DESCRIPTION OF THE TASK: Exactly repeat the material, dropping every picture from the copy.

DATASET SECTION:
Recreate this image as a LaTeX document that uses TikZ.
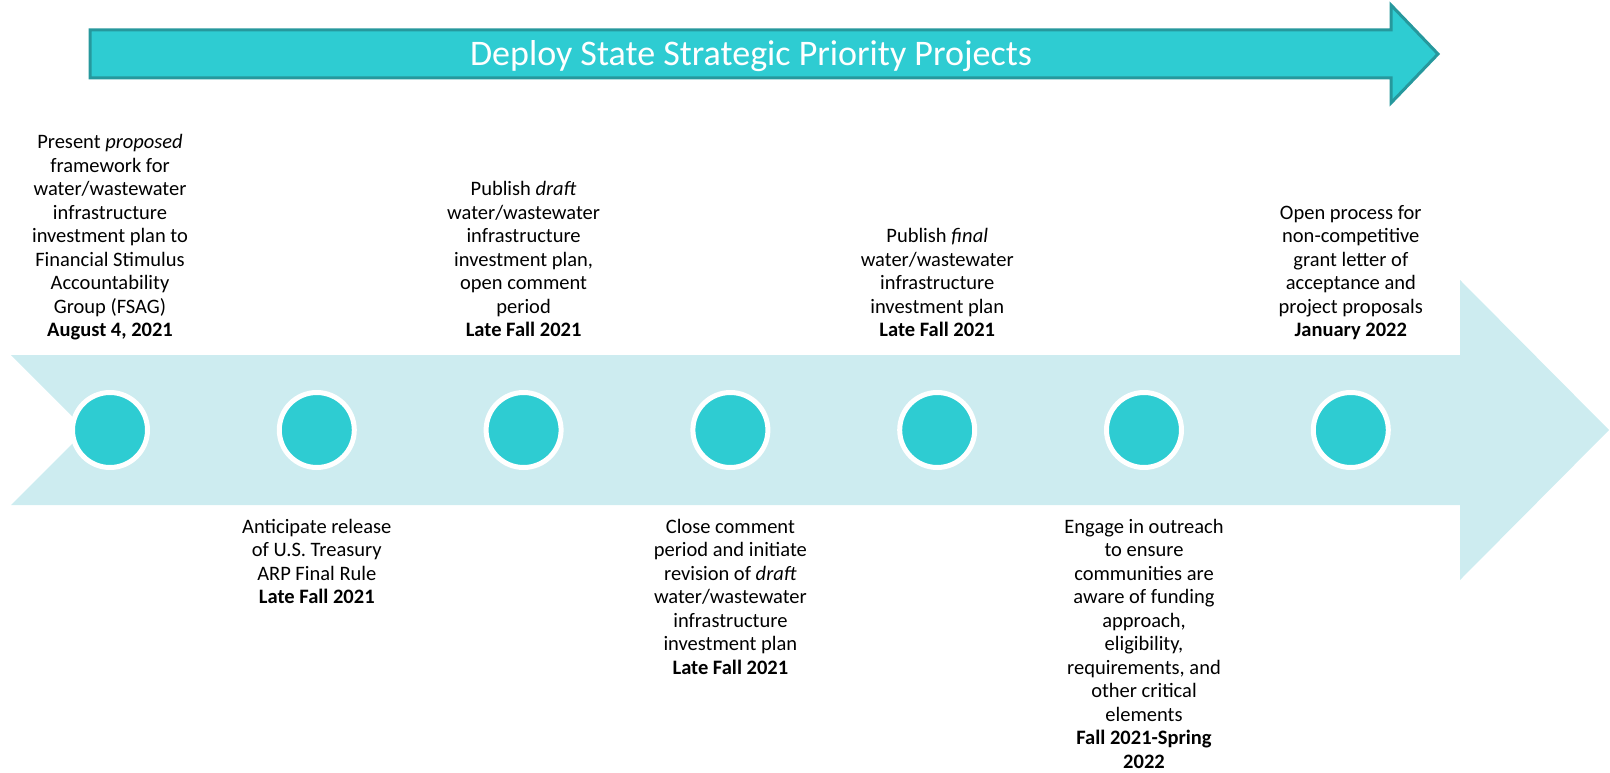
\documentclass[tikz,border=0pt]{standalone}
\usepackage{fontspec}
\setmainfont{Carlito}
\definecolor{tealfill}{RGB}{46,204,210}
\definecolor{tealedge}{RGB}{38,152,157}
\definecolor{lightband}{RGB}{205,236,240}
\begin{document}
\begin{tikzpicture}[x=1pt,y=-1pt,
  toptext/.style={anchor=south,align=center,inner sep=0pt,font=\fontsize{20.5}{23.5}\selectfont},
  bottext/.style={anchor=north,align=center,inner sep=0pt,font=\fontsize{20.5}{23.5}\selectfont},
  dot/.style={circle,fill=tealfill,draw=white,line width=5pt,minimum size=75pt,inner sep=0pt}]
\useasboundingbox (0,0) rectangle (1610,773);
% top arrow
\draw[fill=tealfill,draw=tealedge,line width=3pt] (90,30) -- (1391,30) -- (1391,5) -- (1438,54) -- (1391,103) -- (1391,78) -- (90,78) -- cycle;
\node[anchor=base,inner sep=0pt,text=white,font=\fontsize{36}{40}\selectfont] (title) at (751,66) {Deploy State Strategic Priority Projects};
% band arrow
\fill[lightband] (11,355) -- (1460,355) -- (1460,280) -- (1609,430) -- (1460,580) -- (1460,505) -- (11,505) -- (86,430) -- cycle;
% dots
\foreach \i in {1,...,7} {
  \node[dot] (d\i) at ({110+206.8*(\i-1)},430) {};
}
% top texts
\node[toptext] (t1) at (110,344) {Present \textit{proposed}\\framework for\\water/wastewater\\infrastructure\\investment plan to\\Financial Stimulus\\Accountability\\Group (FSAG)\\\textbf{August 4, 2021}\strut};
\node[toptext] (t3) at (523.6,344) {Publish \textit{draft}\\water/wastewater\\infrastructure\\investment plan,\\open comment\\period\\\textbf{Late Fall 2021}\strut};
\node[toptext] (t5) at (937.2,344) {Publish \textit{final}\\water/wastewater\\infrastructure\\investment plan\\\textbf{Late Fall 2021}\strut};
\node[toptext] (t7) at (1350.8,344) {Open process for\\non-competitive\\grant letter of\\acceptance and\\project proposals\\\textbf{January 2022}\strut};
% bottom texts
\node[bottext] (t2) at (316.8,516.5) {\strut Anticipate release\\of U.S. Treasury\\ARP Final Rule\\\textbf{Late Fall 2021}};
\node[bottext] (t4) at (730.4,516.5) {\strut Close comment\\period and initiate\\revision of \textit{draft}\\water/wastewater\\infrastructure\\investment plan\\\textbf{Late Fall 2021}};
\node[bottext] (t6) at (1144,516.5) {\strut Engage in outreach\\to ensure\\communities are\\aware of funding\\approach,\\eligibility,\\requirements, and\\other critical\\elements\\\textbf{Fall 2021-Spring}\\\textbf{2022}};
\end{tikzpicture}
\end{document}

SOLUTION TO THIS PROBLEM:
Recreate this image as a LaTeX document that uses TikZ.
\documentclass[tikz,border=0pt]{standalone}
\usepackage{fontspec}
\setmainfont{Carlito}
\definecolor{tealfill}{RGB}{46,204,210}
\definecolor{tealedge}{RGB}{38,152,157}
\definecolor{lightband}{RGB}{205,236,240}
\begin{document}
\begin{tikzpicture}[x=1pt,y=-1pt,
  toptext/.style={anchor=south,align=center,inner sep=0pt,font=\fontsize{20.5}{23.5}\selectfont},
  bottext/.style={anchor=north,align=center,inner sep=0pt,font=\fontsize{20.5}{23.5}\selectfont},
  dot/.style={circle,fill=tealfill,draw=white,line width=5pt,minimum size=75pt,inner sep=0pt}]
\useasboundingbox (0,0) rectangle (1610,773);
% top arrow
\draw[fill=tealfill,draw=tealedge,line width=3pt] (90,30) -- (1391,30) -- (1391,5) -- (1438,54) -- (1391,103) -- (1391,78) -- (90,78) -- cycle;
\node[anchor=base,inner sep=0pt,text=white,font=\fontsize{36}{40}\selectfont] (title) at (751,66) {Deploy State Strategic Priority Projects};
% band arrow
\fill[lightband] (11,355) -- (1460,355) -- (1460,280) -- (1609,430) -- (1460,580) -- (1460,505) -- (11,505) -- (86,430) -- cycle;
% dots
\foreach \i in {1,...,7} {
  \node[dot] (d\i) at ({110+206.8*(\i-1)},430) {};
}
% top texts
\node[toptext] (t1) at (110,344) {Present \textit{proposed}\\framework for\\water/wastewater\\infrastructure\\investment plan to\\Financial Stimulus\\Accountability\\Group (FSAG)\\\textbf{August 4, 2021}\strut};
\node[toptext] (t3) at (523.6,344) {Publish \textit{draft}\\water/wastewater\\infrastructure\\investment plan,\\open comment\\period\\\textbf{Late Fall 2021}\strut};
\node[toptext] (t5) at (937.2,344) {Publish \textit{final}\\water/wastewater\\infrastructure\\investment plan\\\textbf{Late Fall 2021}\strut};
\node[toptext] (t7) at (1350.8,344) {Open process for\\non-competitive\\grant letter of\\acceptance and\\project proposals\\\textbf{January 2022}\strut};
% bottom texts
\node[bottext] (t2) at (316.8,516.5) {\strut Anticipate release\\of U.S. Treasury\\ARP Final Rule\\\textbf{Late Fall 2021}};
\node[bottext] (t4) at (730.4,516.5) {\strut Close comment\\period and initiate\\revision of \textit{draft}\\water/wastewater\\infrastructure\\investment plan\\\textbf{Late Fall 2021}};
\node[bottext] (t6) at (1144,516.5) {\strut Engage in outreach\\to ensure\\communities are\\aware of funding\\approach,\\eligibility,\\requirements, and\\other critical\\elements\\\textbf{Fall 2021-Spring}\\\textbf{2022}};
\end{tikzpicture}
\end{document}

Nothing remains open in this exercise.